Não, o amor não é privilégio das mulheres nesse livro de Gustavo Rios. Ao contrário, o amor é coisa de homens (e uma coisa feia), com seus modos rudes, sua imaturidade inata, sua ingenuidade tocante, sua melancolia e frágil desesperança. A violência tipicamente masculina por tudo isso também se faz presente; mas não ao modo da hiperviolência muito em moda em filmes e livros contemporâneos. A violência masculina no livro de Gustavo Rios é reação a uma impotência, junto a si e ao mundo. A si como silêncio “educado” a que todo homem se submete, calando sobre seus sentimentos em nome da necessidade de ser “homem”, com compromissos, responsável, bem sucedido (ou com pretensões de sê-lo), empregado, que garanta afetiva, moral e financeiramente a si e sua família. Ao mundo, pelo brutalismo com que é simplesmente rejeitado e descartado, caso nada disso seja minimamente conquistado.
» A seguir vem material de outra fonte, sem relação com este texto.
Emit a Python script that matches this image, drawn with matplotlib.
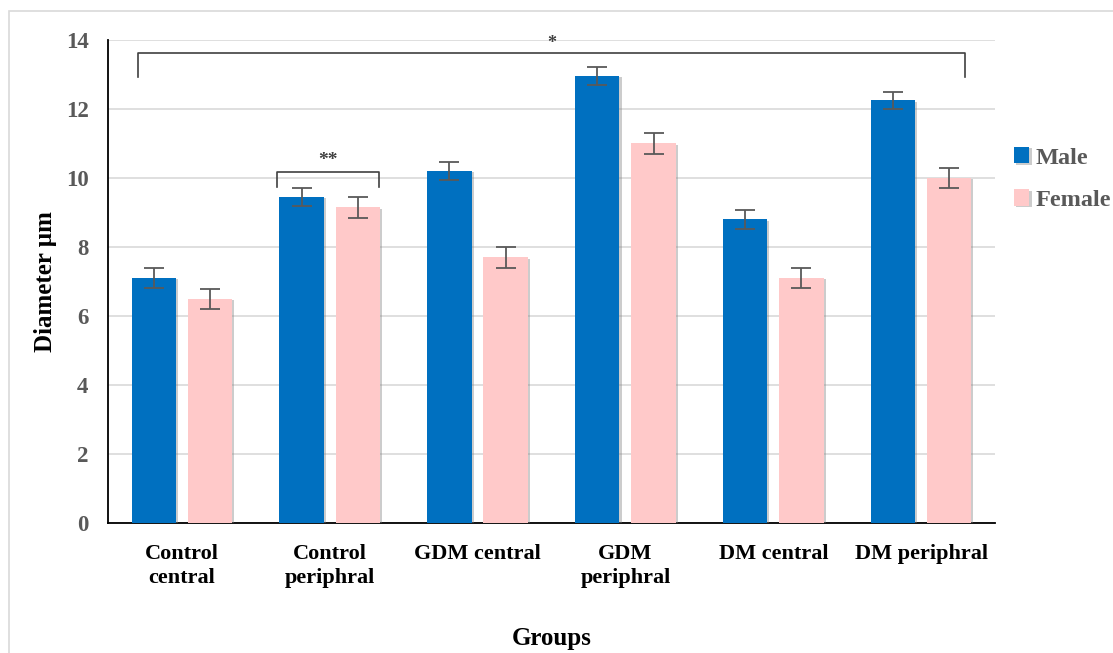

A despeito das aparências que socialmente soem ser ditas e repetidas como verdades verdadeiras, e que historicamente são verdades verdadeiríssimas, os homens nos contos de Gustavo Rios são seres frágeis, fragilíssimos; e como são duras as suas vidas, como a sua arrogância desesperada diante da vida que lhes é imposta os faz cometer atos da mais absoluta paixão, alucinação e, às vezes, estupidez. E, ao mesmo tempo, quanto amor têm para dar – e não sabem como fazê-lo! O amor é uma coisa feia porque faz sofrer, porque escorre por entre os dedos da mão que se fecha para agarrá-lo com todas as forças, com toda a paixão possível. E por ele homens cometem barbaridades, como no conto “Mon Amour”, quando um Natanael, ao ser trocado pela mulher amada por um outro, compra uma arma e comete o mais cotidiano e injustificável dos gestos de amor masculino: a mata. Ao ver o cadáver no chão, Nataneal constata, para o espanto do seu sentimento vingativo – que afinal não fora nem nunca será vingado – que naquele corpo que lhe era tão querido, tão amado, “não havia sangue. Havia purpurina”. Lirismo e crueldade se misturam em muitas dessas narrativas. Mas nada de muito extravagante. Só o necessário, o direto, o mais comum dos eventos mais comuns, com sua barbaridade, seu espanto, sua beleza e violência. Nada de amor romântico, mas o amor cruel que os homens só são capazes de sentir. Desesperados.